L’altro Paolo Borsellino, vittima di mafia dimenticata «Per molti anni considerato un doppione del giudice»

«Per molti anni, il nome di mio fratello non è stato nemmeno letto nell’elenco delle vittime innocenti delle mafie durante la Giornata della memoria e dell’impegno che Libera celebra ogni anno il 21 marzo». A parlare a MeridioNews è Antonella Borsellino, la sorella di Paolo Borsellino. Non il giudice ucciso dalla mafia nella strage di via D’Amelio del 19 luglio del 1992, ma l’imprenditore poco più che 30enne di Lucca Sicula (in provincia di Agrigento) anche lui ucciso da Cosa nostra il 21 aprile del 1992. «Stesso nome, stesso cognome. Per molto tempo, quello di mio fratello è stato considerato un doppione – racconta Antonella che da anni è un’attivista dell’associazione antimafia ed è la referente del locale presidio di Libera – anche perché, per via delle date di morte, i nomi nell’elenco sono proprio uno dopo l’altro». 
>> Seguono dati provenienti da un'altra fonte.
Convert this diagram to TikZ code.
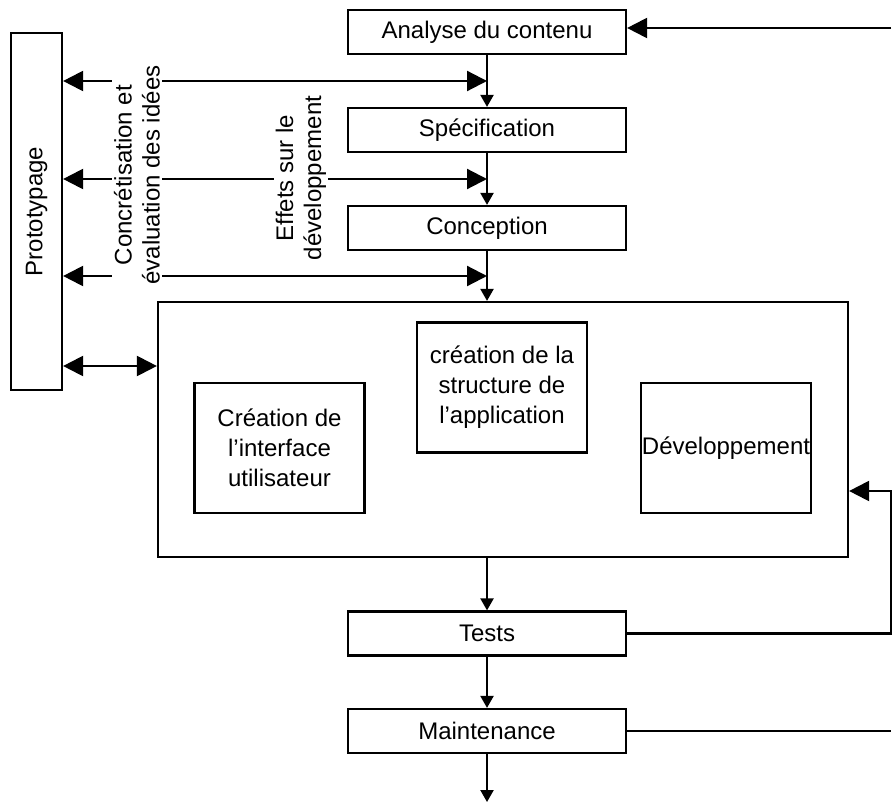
\documentclass[tikz,border=0pt]{standalone}
\usepackage{fontspec}
\setmainfont{Liberation Sans}
\usetikzlibrary{arrows.meta}

\begin{document}
\begin{tikzpicture}[x=0.5pt,y=-0.5pt,line width=1.1pt,
    every node/.style={font=\fontsize{12}{15}\selectfont},
    etape/.style={draw,minimum width=139pt,minimum height=22pt,inner sep=0pt},
    bloc/.style={draw,minimum width=85pt,minimum height=65pt,inner sep=0pt,align=center},
    petite/.style={-{Triangle[length=6pt,width=6.5pt]}},
    fin/.style={-{Triangle[length=10pt,width=10pt]}},
    double/.style={{Triangle[length=10pt,width=10pt]}-{Triangle[length=10pt,width=10pt]}},
    rot/.style={rotate=90,fill=white,inner sep=1pt,align=center,font=\fontsize{12}{14}\selectfont}]
    \useasboundingbox (0,0) rectangle (892,802);
    % etapes du cycle
    \node[etape] (analyse) at (487,32) {Analyse du contenu};
    \node[etape] (spec) at (487,130) {Spécification};
    \node[etape] (conception) at (487,228) {Conception};
    \node[etape] (tests) at (487,633.5) {Tests};
    \node[etape] (maintenance) at (487,731) {Maintenance};
    \node[draw,minimum width=25.5pt,minimum height=178.5pt,inner sep=0pt] (proto) at (36.5,211.5) {\rotatebox{90}{Prototypage}};
    \node[draw,minimum width=345pt,minimum height=127.5pt] (grand) at (503,429.5) {};
    \node[bloc] (interface) at (279.5,448) {Création de\\l’interface\\utilisateur};
    \node[bloc] (structure) at (502,387.5) {création de la\\structure de\\l’application};
    \node[bloc] (devel) at (726,448) {Développement};
    % fleches verticales
    \draw[petite] (analyse) -- (spec);
    \draw[petite] (spec) -- (conception);
    \draw[petite] (conception.south) -- (conception.south |- grand.north);
    \draw[petite] (tests.north |- grand.south) -- (tests.north);
    \draw[petite] (tests) -- (maintenance);
    \coordinate (bas) at (487,802);
    \draw[petite] (maintenance) -- (bas);
    % fleches vers le prototypage
    \coordinate (h1) at (487,81);
    \coordinate (h2) at (487,179);
    \coordinate (h3) at (487,276);
    \coordinate (h4) at (158,366);
    \draw[double] (proto.east |- h1) -- (h1);
    \draw[double] (proto.east |- h2) -- (h2);
    \draw[double] (proto.east |- h3) -- (h3);
    \draw[double] (proto.east |- h4) -- (grand.west |- h4);
    \node[rot] (idees) at (137,175) {Concrétisation et\\évaluation des idées};
    \node[rot] (effets) at (301,178) {Effets sur le\\développement};
    % retours
    \coordinate (bord) at (891,0);
    \coordinate (r1) at (0,28);
    \coordinate (r2) at (0,491);
    \draw[fin] (bord |- r1) -- (analyse.east |- r1);
    \draw[fin] (tests.east) -- (bord |- tests.east) -- (bord |- r2) -- (grand.east |- r2);
    \draw (maintenance.east) -- (bord |- maintenance.east);
\end{tikzpicture}
\end{document}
Il fratello Paolo, non è l’unico della famiglia Borsellino a essere nell’elenco delle vittime innocenti delle mafie. «C’è anche mio padre Giuseppe – sottolinea – che è stato ammazzato otto mesi dopo mio fratello». Quella dei Borsellino nell’Agrigentino è una famiglia di imprenditori. Paolo, dopo un periodo di gestione di un bar nella piazza del paesino di nemmeno 1800 abitanti, decide di investire tutto nell’azienda di famiglia che si occupa di movimento terra. Quando arrivano le richieste di pizzo, padre e figlio si oppongono. E, così, arrivano i primi incendi dolosi di materiali e mezzi della ditta. E prendere gli appalti diventa sempre più difficile. A un certo punto, arrivano anche delle proposte di acquistare l’impresa da parte di intermediari delle famiglie mafiose del posto. «Mio padre a mio fratello, si sono sempre opposti, non si sono mai piegati al volere delle cosche mafiose e hanno cominciato a denunciare tutto», ricorda Borsellino.

È il 21 aprile del 1992 quando Paolo Borsellino viene trovato morto all’interno della sua auto parcheggiata a pochi metri da casa. A freddarlo sono stati alcuni colpi di fucile. «Da allora – ricorda la donna – per mio padre è cambiato tutto e, per amore, ha dedicato tutta la sua vita a cercare la verità per l’uccisione di mio fratello». Una verità che ancora oggi non c’è, visto che non si è mai arrivati a un processo. «Da quel momento, ha cominciato a raccontare tutte le storture che c’erano nella gestione e nell’affidamento degli appalti. E, così – aggiunge – sono iniziate anche le minacce, di fronte alle quali lui non ha fatto nemmeno un passo indietro e anzi ha continuato a raccontare agli inquirenti tutto quello che sapeva e anche sulle ipotesi dell’assassinio di Paolo». Otto mesi dopo, a dicembre viene ammazzato anche Giuseppe. Un omicidio plateale avvenuto nella piazza centrale di Lucca Sicula in pieno giorno, intorno alle 17 di pomeriggio, freddato da due killer a bordo di una motocicletta

«Per l’omicidio di mio padre – dice Borsellino – è stato condannato soltanto l’esecutore materiale, il figlio del locale capomafia, mentre non si è mai saputo nulla sui mandanti. Ogni volta che sento che c’è un nuovo pentito, in me si riaccende la speranza di potere arrivare alla verità e di avere, quindi, giustizia». E, in effetti, è dalle dichiarazioni di un collaboratore di giustizia – un ex poliziotto che era stato nella scorta del giudice Giovanni Falcone e che poi si era affiliato a Cosa nostra – che, di recente, è arrivata la svolta per l’omicidio di Diego Passafiume. Un imprenditore di Cianciana (nell’Agrigentino) amico di famiglia dei Borsellino, ucciso nell’agosto del 1993. A essere arrestato, con l’accusa di essere l’esecutore materiale del delitto, è stato un affiliato alla famiglia mafiosa di Siculiana coinvolto anche nel sequestro del piccolo Giuseppe Di Matteo. «Quest’anno, per la prima volta, il nome di Passafiume è stato inserito nell’elenco che è stato letto per la Giornata della memoria e dell’impegno – conclude Borsellino – E questo grazie alla determinazione dei suoi figli che, pur avendo lasciato la Sicilia, non hanno mai smesso di chiedere che venisse fatta giustizia».